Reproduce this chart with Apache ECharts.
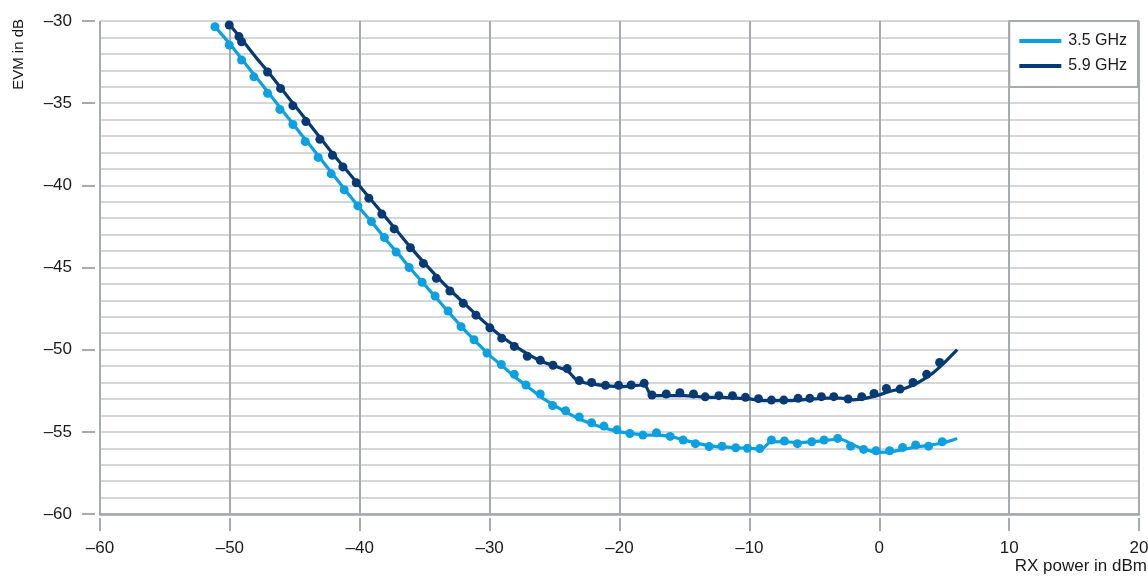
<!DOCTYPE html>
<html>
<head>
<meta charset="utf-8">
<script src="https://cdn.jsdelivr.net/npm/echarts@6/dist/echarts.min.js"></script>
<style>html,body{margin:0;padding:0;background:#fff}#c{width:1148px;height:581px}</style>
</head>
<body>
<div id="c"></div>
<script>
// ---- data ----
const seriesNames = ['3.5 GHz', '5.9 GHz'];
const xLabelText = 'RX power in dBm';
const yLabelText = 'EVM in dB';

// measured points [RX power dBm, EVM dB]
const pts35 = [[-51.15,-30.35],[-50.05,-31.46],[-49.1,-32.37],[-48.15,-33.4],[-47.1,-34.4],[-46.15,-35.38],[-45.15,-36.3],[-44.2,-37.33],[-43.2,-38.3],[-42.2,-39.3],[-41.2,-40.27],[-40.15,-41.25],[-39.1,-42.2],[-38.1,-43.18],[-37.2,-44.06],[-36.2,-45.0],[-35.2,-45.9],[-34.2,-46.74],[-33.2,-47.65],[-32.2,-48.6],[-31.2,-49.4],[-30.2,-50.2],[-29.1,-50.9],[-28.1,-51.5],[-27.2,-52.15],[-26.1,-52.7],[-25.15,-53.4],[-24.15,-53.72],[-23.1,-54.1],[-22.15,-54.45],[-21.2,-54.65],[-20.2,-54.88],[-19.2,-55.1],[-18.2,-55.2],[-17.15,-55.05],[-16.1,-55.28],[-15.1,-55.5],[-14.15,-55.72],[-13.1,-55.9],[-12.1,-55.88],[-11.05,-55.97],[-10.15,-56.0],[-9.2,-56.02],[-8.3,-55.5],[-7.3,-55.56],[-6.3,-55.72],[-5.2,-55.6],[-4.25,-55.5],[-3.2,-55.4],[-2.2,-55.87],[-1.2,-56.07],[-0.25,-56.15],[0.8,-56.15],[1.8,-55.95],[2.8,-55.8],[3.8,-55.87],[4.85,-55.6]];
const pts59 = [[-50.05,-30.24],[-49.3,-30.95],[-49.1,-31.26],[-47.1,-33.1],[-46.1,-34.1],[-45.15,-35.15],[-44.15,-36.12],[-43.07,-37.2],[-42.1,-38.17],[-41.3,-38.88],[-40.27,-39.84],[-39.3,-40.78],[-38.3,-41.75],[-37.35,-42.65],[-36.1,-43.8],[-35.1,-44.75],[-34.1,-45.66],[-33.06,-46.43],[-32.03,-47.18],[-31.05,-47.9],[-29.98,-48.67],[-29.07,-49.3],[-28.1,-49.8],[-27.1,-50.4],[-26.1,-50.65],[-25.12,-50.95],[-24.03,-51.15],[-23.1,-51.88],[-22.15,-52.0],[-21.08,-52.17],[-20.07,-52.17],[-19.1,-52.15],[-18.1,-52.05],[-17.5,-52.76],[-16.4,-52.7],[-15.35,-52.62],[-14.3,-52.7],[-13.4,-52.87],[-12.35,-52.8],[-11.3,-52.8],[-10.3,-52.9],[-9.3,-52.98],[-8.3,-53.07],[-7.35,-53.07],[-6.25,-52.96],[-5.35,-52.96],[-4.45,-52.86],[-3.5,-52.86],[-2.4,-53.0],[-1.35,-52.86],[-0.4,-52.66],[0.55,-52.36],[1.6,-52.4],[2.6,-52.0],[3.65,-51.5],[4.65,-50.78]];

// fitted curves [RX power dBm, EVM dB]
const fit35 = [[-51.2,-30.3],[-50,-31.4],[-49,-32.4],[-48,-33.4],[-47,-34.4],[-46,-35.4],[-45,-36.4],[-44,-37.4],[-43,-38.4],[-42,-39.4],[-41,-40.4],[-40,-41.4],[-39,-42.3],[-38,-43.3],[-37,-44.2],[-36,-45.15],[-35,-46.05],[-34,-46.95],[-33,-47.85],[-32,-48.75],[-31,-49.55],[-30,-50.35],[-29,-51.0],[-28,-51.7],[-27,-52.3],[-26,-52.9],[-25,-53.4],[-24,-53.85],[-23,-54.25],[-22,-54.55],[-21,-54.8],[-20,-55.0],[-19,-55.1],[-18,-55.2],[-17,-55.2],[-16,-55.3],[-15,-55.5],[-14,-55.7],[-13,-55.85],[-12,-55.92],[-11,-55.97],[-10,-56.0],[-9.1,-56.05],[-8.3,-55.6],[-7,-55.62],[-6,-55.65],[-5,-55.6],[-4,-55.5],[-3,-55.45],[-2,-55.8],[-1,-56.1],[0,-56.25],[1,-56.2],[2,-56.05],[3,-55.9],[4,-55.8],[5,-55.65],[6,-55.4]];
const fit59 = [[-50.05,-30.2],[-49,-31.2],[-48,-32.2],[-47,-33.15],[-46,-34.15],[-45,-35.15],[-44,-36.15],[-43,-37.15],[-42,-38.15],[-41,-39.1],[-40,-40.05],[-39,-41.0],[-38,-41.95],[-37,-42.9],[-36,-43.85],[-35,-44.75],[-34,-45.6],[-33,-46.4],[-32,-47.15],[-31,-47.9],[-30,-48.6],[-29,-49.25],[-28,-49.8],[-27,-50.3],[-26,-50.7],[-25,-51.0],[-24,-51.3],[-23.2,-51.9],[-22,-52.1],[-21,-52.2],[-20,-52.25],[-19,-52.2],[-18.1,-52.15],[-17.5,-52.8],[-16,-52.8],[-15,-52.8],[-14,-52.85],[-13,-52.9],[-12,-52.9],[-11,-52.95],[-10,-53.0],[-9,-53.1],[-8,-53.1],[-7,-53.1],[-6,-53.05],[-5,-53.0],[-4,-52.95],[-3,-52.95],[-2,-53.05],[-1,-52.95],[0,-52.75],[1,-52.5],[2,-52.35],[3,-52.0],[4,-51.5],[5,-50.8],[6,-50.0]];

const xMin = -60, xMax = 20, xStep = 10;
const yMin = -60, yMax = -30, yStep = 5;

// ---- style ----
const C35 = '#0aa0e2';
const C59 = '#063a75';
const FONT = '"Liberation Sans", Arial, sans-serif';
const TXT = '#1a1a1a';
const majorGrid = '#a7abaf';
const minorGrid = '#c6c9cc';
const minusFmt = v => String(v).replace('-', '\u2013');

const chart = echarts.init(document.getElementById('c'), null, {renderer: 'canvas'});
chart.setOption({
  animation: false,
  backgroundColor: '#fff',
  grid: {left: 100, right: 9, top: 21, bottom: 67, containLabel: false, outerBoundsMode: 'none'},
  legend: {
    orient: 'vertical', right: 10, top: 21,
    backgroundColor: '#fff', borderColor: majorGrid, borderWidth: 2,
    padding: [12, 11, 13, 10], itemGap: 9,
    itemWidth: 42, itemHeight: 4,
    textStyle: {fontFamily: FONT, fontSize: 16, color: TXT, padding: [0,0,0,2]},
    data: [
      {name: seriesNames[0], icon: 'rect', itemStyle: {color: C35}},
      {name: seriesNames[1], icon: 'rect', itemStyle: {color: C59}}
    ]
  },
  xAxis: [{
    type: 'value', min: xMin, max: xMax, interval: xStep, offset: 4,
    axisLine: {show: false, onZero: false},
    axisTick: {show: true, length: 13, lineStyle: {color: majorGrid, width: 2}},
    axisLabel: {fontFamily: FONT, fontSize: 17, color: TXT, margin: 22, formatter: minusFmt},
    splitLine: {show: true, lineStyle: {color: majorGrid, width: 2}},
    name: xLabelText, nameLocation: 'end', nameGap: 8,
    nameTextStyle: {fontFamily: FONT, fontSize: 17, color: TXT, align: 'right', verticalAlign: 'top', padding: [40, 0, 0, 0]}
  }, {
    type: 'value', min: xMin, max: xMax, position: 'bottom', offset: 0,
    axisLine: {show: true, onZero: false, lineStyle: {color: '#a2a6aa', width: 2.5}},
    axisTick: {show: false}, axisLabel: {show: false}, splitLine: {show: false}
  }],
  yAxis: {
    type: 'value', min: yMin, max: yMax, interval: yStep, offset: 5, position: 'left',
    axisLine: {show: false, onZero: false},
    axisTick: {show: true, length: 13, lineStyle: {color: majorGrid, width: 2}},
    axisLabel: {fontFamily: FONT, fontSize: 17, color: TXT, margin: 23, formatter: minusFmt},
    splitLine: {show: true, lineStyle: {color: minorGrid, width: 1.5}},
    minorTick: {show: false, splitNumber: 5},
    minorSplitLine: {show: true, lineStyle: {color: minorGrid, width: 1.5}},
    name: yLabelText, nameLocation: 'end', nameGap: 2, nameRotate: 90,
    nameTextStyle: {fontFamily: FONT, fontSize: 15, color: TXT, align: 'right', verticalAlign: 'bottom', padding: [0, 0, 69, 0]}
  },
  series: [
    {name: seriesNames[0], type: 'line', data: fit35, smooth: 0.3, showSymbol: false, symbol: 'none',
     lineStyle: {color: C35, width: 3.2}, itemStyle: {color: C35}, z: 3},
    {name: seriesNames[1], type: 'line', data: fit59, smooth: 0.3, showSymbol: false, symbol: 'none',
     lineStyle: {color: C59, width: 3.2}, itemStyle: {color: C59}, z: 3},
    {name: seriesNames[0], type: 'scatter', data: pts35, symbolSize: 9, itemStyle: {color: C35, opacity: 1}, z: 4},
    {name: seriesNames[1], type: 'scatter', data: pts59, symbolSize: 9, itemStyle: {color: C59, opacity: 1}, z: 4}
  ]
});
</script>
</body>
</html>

===============

Starting at the top of the listing above, please restate word for word each line up to and including the one that holds "const yLabelText = 'EVM in dB';", omitting every image.

EXERCISE SOLUTION:
Reproduce this chart with Apache ECharts.
<!DOCTYPE html>
<html>
<head>
<meta charset="utf-8">
<script src="https://cdn.jsdelivr.net/npm/echarts@6/dist/echarts.min.js"></script>
<style>html,body{margin:0;padding:0;background:#fff}#c{width:1148px;height:581px}</style>
</head>
<body>
<div id="c"></div>
<script>
// ---- data ----
const seriesNames = ['3.5 GHz', '5.9 GHz'];
const xLabelText = 'RX power in dBm';
const yLabelText = 'EVM in dB';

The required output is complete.